[Collected data entries]
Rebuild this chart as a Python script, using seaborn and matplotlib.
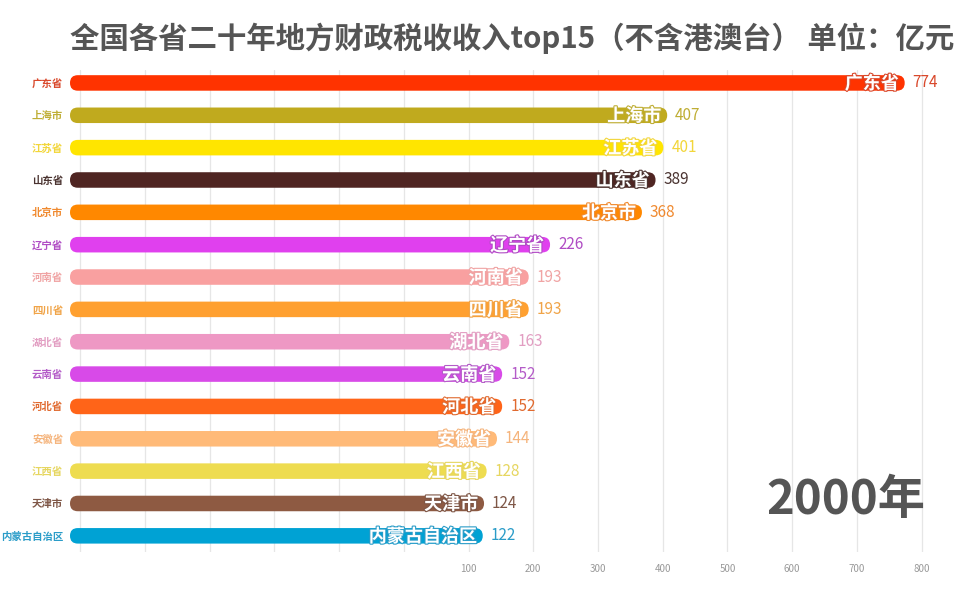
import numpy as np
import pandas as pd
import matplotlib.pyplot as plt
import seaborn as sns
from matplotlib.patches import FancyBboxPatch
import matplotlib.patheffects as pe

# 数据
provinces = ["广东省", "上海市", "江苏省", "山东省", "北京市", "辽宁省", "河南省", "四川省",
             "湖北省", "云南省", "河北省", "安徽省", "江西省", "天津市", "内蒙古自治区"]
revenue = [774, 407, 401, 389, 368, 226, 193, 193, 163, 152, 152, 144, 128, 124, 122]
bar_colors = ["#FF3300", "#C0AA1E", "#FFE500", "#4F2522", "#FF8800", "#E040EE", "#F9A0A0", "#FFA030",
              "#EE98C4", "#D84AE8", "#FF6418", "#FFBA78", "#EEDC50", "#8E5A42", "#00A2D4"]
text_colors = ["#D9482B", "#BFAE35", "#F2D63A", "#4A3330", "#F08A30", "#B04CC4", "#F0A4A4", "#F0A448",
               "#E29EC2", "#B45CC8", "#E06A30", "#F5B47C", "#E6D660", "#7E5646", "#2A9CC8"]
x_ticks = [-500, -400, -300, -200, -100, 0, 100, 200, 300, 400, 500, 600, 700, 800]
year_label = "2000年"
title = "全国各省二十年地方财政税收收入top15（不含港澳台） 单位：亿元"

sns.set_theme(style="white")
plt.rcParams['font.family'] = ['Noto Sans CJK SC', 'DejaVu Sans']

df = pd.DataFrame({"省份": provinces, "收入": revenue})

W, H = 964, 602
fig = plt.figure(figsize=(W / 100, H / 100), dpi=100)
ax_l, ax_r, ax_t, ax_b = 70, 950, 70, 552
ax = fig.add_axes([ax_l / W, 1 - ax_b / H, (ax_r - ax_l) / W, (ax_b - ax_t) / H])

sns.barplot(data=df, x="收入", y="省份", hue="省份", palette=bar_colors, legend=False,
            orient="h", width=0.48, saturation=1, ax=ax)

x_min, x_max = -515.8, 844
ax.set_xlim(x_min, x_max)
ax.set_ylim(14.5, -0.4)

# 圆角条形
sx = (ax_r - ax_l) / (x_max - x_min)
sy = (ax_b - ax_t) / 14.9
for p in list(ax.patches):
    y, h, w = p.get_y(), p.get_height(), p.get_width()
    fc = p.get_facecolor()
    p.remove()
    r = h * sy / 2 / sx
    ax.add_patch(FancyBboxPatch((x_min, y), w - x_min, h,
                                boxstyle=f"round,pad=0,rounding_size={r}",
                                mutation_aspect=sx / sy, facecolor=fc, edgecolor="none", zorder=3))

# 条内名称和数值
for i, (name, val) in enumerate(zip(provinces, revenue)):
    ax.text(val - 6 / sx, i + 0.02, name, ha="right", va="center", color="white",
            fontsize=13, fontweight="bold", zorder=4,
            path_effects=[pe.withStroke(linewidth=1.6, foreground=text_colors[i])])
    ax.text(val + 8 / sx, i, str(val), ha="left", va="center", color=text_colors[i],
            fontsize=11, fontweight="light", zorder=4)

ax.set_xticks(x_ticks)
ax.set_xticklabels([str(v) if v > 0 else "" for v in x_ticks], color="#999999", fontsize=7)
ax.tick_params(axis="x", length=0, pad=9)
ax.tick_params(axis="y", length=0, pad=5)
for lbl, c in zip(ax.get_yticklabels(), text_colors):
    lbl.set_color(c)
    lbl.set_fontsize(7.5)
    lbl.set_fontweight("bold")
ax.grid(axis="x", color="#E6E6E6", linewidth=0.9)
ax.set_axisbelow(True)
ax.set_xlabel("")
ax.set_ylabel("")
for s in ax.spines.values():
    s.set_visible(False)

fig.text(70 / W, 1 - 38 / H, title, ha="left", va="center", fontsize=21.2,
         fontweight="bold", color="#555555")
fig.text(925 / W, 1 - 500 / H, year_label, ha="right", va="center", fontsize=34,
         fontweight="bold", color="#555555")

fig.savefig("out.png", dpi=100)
* * *
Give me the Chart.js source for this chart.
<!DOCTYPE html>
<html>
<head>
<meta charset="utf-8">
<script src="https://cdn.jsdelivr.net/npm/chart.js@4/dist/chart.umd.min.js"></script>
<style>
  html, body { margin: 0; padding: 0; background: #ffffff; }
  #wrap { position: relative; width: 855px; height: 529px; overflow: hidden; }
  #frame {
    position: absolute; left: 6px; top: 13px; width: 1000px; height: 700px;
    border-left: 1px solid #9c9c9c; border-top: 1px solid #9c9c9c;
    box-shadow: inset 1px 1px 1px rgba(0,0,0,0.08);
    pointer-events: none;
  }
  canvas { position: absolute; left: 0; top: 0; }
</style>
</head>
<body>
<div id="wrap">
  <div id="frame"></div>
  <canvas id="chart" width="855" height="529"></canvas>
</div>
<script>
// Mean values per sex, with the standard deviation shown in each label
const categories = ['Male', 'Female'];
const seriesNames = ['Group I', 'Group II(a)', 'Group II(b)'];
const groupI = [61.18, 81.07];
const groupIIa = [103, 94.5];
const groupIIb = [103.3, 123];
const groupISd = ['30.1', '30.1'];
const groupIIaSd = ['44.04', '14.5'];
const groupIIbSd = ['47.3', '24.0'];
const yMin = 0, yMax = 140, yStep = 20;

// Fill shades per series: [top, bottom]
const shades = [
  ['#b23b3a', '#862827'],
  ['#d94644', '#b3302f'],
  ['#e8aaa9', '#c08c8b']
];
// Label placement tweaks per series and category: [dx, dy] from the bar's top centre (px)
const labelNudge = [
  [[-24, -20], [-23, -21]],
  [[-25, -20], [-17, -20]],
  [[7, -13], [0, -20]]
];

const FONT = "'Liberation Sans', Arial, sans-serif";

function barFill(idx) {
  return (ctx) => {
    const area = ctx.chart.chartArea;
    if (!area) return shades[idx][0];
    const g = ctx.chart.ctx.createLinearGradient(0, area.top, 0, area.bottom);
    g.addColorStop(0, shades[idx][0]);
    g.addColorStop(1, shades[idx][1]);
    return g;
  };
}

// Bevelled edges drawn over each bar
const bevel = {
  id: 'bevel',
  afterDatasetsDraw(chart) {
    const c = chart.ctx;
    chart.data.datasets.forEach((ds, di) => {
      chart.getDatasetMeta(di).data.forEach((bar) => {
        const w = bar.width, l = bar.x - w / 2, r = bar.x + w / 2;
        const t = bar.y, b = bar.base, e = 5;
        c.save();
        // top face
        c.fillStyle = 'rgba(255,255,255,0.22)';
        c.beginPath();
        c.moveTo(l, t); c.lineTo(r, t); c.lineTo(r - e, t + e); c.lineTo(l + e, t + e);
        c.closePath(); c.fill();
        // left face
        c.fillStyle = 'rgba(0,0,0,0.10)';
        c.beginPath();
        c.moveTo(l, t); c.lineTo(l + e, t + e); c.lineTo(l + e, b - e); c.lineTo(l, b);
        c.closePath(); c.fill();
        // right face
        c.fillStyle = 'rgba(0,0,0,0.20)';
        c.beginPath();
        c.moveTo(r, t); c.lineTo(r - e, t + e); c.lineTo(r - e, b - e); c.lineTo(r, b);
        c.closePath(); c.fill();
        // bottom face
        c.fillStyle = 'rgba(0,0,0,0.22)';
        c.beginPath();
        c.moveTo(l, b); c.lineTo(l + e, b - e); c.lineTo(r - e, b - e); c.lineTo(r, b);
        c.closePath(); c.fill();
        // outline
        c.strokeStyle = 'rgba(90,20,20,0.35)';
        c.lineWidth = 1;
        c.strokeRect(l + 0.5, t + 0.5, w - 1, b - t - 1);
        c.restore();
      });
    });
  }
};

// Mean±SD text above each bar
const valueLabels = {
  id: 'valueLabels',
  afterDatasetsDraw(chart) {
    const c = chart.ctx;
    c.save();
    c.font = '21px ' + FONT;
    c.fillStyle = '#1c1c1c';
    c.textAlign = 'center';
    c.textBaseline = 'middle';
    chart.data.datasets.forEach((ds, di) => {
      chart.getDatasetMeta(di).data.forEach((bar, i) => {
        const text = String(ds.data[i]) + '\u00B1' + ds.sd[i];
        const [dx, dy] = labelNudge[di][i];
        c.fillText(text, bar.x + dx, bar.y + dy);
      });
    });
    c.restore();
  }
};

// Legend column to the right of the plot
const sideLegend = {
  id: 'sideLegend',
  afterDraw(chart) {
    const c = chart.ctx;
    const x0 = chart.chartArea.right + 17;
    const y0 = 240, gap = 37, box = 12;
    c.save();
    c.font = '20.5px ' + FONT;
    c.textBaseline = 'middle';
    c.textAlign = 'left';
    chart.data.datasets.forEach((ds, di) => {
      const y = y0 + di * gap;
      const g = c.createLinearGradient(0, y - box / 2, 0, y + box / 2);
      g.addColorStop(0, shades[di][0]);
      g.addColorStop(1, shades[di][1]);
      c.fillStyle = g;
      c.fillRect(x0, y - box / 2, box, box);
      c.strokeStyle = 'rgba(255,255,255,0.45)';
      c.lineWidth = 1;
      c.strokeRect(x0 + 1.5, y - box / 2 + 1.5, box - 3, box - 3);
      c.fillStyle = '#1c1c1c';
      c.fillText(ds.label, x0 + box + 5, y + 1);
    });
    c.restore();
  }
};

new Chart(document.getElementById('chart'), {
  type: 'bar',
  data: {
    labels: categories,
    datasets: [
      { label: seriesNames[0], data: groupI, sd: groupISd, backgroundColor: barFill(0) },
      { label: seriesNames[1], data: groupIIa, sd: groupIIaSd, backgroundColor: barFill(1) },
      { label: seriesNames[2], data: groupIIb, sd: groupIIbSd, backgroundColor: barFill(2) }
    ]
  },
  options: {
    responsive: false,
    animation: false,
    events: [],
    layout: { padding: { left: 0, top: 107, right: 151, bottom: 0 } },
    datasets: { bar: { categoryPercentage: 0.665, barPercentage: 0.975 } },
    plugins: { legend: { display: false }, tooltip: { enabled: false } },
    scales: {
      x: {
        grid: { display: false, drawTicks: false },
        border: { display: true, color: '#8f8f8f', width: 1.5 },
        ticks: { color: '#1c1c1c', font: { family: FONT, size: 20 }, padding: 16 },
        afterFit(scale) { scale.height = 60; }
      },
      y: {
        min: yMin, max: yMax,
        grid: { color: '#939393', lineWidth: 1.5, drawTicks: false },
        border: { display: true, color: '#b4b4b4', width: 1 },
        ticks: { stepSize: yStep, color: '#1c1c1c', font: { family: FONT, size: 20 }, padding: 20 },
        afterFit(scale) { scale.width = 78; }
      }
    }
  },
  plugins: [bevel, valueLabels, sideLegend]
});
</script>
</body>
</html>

◆ **Given problem**:
Give again, exactly as written, only the lines that start at the one with "Rebuild this chart" and end at the one with "ax.set_ylim(14.5, -0.4)", both included. Skip any pictures.

◆ **In response**:
Rebuild this chart as a Python script, using seaborn and matplotlib.
import numpy as np
import pandas as pd
import matplotlib.pyplot as plt
import seaborn as sns
from matplotlib.patches import FancyBboxPatch
import matplotlib.patheffects as pe

# 数据
provinces = ["广东省", "上海市", "江苏省", "山东省", "北京市", "辽宁省", "河南省", "四川省",
             "湖北省", "云南省", "河北省", "安徽省", "江西省", "天津市", "内蒙古自治区"]
revenue = [774, 407, 401, 389, 368, 226, 193, 193, 163, 152, 152, 144, 128, 124, 122]
bar_colors = ["#FF3300", "#C0AA1E", "#FFE500", "#4F2522", "#FF8800", "#E040EE", "#F9A0A0", "#FFA030",
              "#EE98C4", "#D84AE8", "#FF6418", "#FFBA78", "#EEDC50", "#8E5A42", "#00A2D4"]
text_colors = ["#D9482B", "#BFAE35", "#F2D63A", "#4A3330", "#F08A30", "#B04CC4", "#F0A4A4", "#F0A448",
               "#E29EC2", "#B45CC8", "#E06A30", "#F5B47C", "#E6D660", "#7E5646", "#2A9CC8"]
x_ticks = [-500, -400, -300, -200, -100, 0, 100, 200, 300, 400, 500, 600, 700, 800]
year_label = "2000年"
title = "全国各省二十年地方财政税收收入top15（不含港澳台） 单位：亿元"

sns.set_theme(style="white")
plt.rcParams['font.family'] = ['Noto Sans CJK SC', 'DejaVu Sans']

df = pd.DataFrame({"省份": provinces, "收入": revenue})

W, H = 964, 602
fig = plt.figure(figsize=(W / 100, H / 100), dpi=100)
ax_l, ax_r, ax_t, ax_b = 70, 950, 70, 552
ax = fig.add_axes([ax_l / W, 1 - ax_b / H, (ax_r - ax_l) / W, (ax_b - ax_t) / H])

sns.barplot(data=df, x="收入", y="省份", hue="省份", palette=bar_colors, legend=False,
            orient="h", width=0.48, saturation=1, ax=ax)

x_min, x_max = -515.8, 844
ax.set_xlim(x_min, x_max)
ax.set_ylim(14.5, -0.4)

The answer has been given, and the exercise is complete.